##### INFORMATION SHOWN
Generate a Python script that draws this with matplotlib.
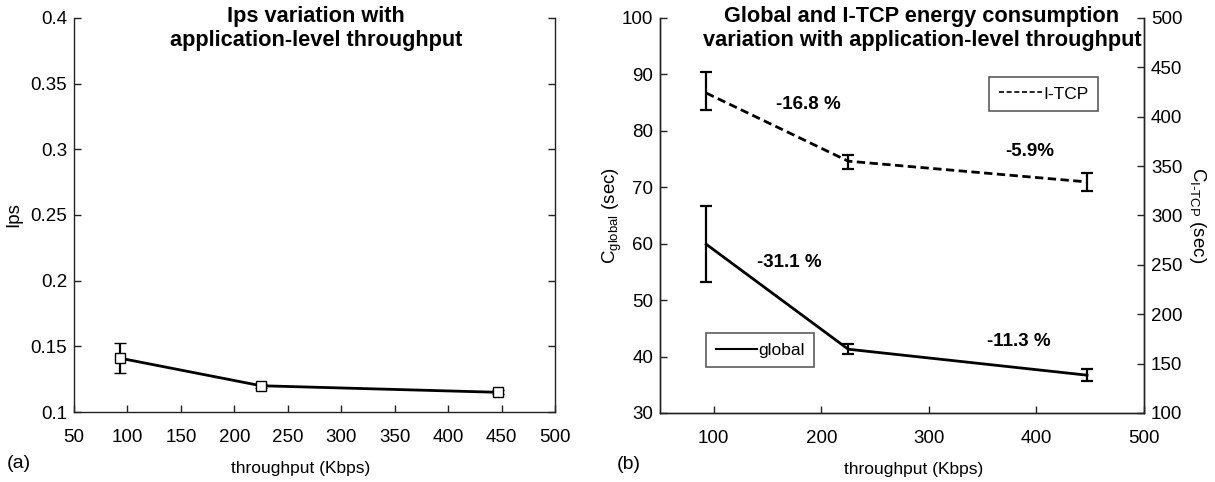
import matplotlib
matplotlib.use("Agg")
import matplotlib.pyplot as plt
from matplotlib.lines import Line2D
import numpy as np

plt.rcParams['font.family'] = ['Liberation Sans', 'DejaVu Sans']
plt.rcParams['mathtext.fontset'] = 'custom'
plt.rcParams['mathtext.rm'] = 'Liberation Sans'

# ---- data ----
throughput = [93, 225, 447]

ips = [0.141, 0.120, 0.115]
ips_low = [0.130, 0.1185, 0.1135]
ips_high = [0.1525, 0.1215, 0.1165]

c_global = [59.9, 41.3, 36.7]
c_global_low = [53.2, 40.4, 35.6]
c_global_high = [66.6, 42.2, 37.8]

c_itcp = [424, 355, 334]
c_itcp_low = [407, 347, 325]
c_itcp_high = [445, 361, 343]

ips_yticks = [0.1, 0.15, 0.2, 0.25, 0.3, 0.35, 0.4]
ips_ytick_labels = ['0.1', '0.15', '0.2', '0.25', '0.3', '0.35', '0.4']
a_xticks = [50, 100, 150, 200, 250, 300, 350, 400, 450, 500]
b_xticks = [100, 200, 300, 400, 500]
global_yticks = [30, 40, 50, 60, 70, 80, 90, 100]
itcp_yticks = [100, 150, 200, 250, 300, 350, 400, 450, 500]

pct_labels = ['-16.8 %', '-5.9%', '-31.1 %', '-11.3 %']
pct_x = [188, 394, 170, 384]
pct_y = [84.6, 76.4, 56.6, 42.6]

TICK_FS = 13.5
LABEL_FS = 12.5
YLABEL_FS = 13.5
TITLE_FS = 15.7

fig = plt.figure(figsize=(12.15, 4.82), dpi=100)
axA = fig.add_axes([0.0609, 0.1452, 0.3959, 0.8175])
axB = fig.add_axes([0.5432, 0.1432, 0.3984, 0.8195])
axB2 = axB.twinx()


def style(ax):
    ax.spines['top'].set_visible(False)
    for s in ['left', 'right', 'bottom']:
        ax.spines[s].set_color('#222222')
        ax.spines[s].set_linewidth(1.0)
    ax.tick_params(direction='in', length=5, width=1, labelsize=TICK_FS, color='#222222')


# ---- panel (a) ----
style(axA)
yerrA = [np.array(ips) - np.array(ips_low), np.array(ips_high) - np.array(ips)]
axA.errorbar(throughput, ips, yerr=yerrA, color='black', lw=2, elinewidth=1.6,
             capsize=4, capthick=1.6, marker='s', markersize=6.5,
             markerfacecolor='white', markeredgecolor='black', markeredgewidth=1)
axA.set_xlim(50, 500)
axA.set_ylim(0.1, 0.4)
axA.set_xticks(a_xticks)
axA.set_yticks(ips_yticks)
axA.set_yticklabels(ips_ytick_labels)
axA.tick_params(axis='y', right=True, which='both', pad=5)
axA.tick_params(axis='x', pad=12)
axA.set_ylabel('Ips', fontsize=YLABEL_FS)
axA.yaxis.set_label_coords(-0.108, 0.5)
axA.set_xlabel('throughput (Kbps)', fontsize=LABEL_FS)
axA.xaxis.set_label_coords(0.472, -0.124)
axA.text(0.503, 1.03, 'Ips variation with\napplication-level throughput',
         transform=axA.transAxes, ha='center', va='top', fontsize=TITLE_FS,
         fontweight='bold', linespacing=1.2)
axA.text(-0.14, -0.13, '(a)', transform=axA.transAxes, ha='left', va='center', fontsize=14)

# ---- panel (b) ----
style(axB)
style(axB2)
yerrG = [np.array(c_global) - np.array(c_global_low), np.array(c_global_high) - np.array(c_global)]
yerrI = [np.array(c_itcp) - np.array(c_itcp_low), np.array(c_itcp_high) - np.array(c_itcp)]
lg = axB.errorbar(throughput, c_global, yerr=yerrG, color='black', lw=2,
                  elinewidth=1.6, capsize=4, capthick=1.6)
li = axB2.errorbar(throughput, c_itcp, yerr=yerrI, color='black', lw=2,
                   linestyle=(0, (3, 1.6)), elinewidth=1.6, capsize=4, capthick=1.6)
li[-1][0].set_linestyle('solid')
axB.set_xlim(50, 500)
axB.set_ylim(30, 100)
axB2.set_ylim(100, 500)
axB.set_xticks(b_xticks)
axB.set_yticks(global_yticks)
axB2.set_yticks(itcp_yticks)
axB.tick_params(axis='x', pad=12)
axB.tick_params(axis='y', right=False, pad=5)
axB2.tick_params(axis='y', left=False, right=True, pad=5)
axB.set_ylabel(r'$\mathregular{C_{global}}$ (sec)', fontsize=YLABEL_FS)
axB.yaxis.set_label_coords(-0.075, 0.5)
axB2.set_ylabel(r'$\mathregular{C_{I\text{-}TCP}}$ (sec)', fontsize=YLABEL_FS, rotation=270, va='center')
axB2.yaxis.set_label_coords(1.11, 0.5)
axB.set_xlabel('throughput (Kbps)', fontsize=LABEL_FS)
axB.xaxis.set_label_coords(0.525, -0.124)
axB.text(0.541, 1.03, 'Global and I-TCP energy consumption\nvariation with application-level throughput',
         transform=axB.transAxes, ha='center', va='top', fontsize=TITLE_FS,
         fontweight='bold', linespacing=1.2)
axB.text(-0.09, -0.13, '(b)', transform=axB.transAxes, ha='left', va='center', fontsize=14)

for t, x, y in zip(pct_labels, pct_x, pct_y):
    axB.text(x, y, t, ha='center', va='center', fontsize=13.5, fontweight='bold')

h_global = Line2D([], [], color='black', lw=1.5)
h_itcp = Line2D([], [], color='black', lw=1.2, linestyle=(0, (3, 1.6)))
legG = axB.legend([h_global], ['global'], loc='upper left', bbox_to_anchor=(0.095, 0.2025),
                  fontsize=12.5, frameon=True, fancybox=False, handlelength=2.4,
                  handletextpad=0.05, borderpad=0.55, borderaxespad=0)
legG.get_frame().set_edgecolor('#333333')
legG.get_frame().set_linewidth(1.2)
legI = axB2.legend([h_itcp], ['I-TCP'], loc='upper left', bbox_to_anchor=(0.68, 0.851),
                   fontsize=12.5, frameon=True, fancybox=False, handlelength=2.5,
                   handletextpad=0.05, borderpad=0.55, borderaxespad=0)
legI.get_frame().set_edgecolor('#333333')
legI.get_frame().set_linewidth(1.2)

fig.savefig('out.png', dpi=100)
##########
> DO THIS:
Return the material line for line, from its beginning to the line that contains "width=1, labelsize=TICK_FS, color='#222222')", with the pictures left out.

> WRITTEN ANSWER:
Generate a Python script that draws this with matplotlib.
import matplotlib
matplotlib.use("Agg")
import matplotlib.pyplot as plt
from matplotlib.lines import Line2D
import numpy as np

plt.rcParams['font.family'] = ['Liberation Sans', 'DejaVu Sans']
plt.rcParams['mathtext.fontset'] = 'custom'
plt.rcParams['mathtext.rm'] = 'Liberation Sans'

# ---- data ----
throughput = [93, 225, 447]

ips = [0.141, 0.120, 0.115]
ips_low = [0.130, 0.1185, 0.1135]
ips_high = [0.1525, 0.1215, 0.1165]

c_global = [59.9, 41.3, 36.7]
c_global_low = [53.2, 40.4, 35.6]
c_global_high = [66.6, 42.2, 37.8]

c_itcp = [424, 355, 334]
c_itcp_low = [407, 347, 325]
c_itcp_high = [445, 361, 343]

ips_yticks = [0.1, 0.15, 0.2, 0.25, 0.3, 0.35, 0.4]
ips_ytick_labels = ['0.1', '0.15', '0.2', '0.25', '0.3', '0.35', '0.4']
a_xticks = [50, 100, 150, 200, 250, 300, 350, 400, 450, 500]
b_xticks = [100, 200, 300, 400, 500]
global_yticks = [30, 40, 50, 60, 70, 80, 90, 100]
itcp_yticks = [100, 150, 200, 250, 300, 350, 400, 450, 500]

pct_labels = ['-16.8 %', '-5.9%', '-31.1 %', '-11.3 %']
pct_x = [188, 394, 170, 384]
pct_y = [84.6, 76.4, 56.6, 42.6]

TICK_FS = 13.5
LABEL_FS = 12.5
YLABEL_FS = 13.5
TITLE_FS = 15.7

fig = plt.figure(figsize=(12.15, 4.82), dpi=100)
axA = fig.add_axes([0.0609, 0.1452, 0.3959, 0.8175])
axB = fig.add_axes([0.5432, 0.1432, 0.3984, 0.8195])
axB2 = axB.twinx()


def style(ax):
    ax.spines['top'].set_visible(False)
    for s in ['left', 'right', 'bottom']:
        ax.spines[s].set_color('#222222')
        ax.spines[s].set_linewidth(1.0)
    ax.tick_params(direction='in', length=5, width=1, labelsize=TICK_FS, color='#222222')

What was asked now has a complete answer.